PROBLEM DETAILS
Include the line containing "y_ticks = [0, 40, 80, 120, 160, 200]" and all lines before it, repeated exactly from the listing below, without pictures.

SOURCE DATA
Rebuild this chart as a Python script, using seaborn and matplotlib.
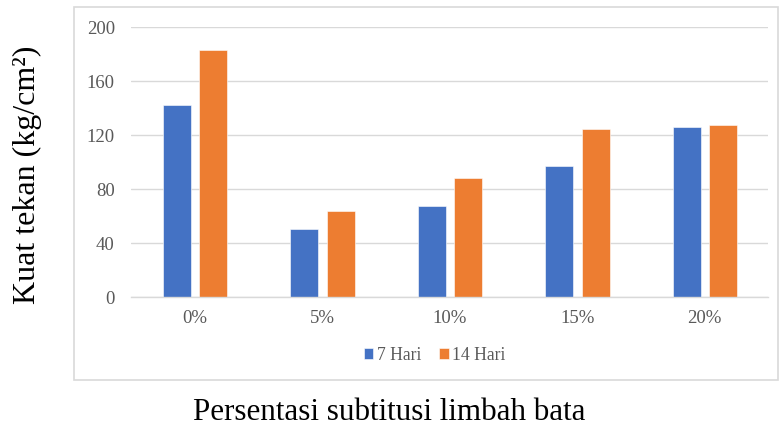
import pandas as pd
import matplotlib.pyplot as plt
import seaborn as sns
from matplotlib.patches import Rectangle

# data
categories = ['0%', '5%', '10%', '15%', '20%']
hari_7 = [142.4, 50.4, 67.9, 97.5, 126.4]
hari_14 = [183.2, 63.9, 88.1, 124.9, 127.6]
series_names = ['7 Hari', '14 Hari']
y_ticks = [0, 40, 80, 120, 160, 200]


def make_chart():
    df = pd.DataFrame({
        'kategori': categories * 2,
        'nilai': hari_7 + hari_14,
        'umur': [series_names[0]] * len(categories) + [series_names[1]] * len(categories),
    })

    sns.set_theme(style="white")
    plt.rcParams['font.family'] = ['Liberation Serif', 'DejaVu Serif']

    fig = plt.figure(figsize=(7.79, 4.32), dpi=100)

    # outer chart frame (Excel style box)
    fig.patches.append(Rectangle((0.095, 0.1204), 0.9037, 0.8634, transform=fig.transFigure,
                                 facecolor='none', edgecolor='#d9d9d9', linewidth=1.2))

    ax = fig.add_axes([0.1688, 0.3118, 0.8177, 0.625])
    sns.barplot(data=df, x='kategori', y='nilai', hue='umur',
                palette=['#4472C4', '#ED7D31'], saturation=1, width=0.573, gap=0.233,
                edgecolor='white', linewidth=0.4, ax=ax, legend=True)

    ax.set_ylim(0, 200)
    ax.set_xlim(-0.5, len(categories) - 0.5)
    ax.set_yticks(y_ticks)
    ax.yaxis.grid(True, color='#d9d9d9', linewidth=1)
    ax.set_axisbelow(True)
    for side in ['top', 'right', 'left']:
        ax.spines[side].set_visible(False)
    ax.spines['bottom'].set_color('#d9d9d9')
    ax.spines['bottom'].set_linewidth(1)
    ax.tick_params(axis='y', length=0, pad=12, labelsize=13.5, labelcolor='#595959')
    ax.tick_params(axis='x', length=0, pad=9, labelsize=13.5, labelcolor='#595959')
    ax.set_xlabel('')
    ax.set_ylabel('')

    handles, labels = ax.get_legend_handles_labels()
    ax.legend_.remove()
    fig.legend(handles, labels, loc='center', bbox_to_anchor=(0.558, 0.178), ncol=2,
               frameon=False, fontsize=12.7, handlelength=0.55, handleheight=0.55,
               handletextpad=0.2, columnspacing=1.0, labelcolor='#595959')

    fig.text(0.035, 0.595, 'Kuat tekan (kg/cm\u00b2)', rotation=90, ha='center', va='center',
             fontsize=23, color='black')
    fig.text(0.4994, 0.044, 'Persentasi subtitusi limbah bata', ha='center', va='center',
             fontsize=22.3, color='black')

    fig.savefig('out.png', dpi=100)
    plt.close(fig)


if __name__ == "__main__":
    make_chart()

ANSWER TO THE TASK
Rebuild this chart as a Python script, using seaborn and matplotlib.
import pandas as pd
import matplotlib.pyplot as plt
import seaborn as sns
from matplotlib.patches import Rectangle

# data
categories = ['0%', '5%', '10%', '15%', '20%']
hari_7 = [142.4, 50.4, 67.9, 97.5, 126.4]
hari_14 = [183.2, 63.9, 88.1, 124.9, 127.6]
series_names = ['7 Hari', '14 Hari']
y_ticks = [0, 40, 80, 120, 160, 200]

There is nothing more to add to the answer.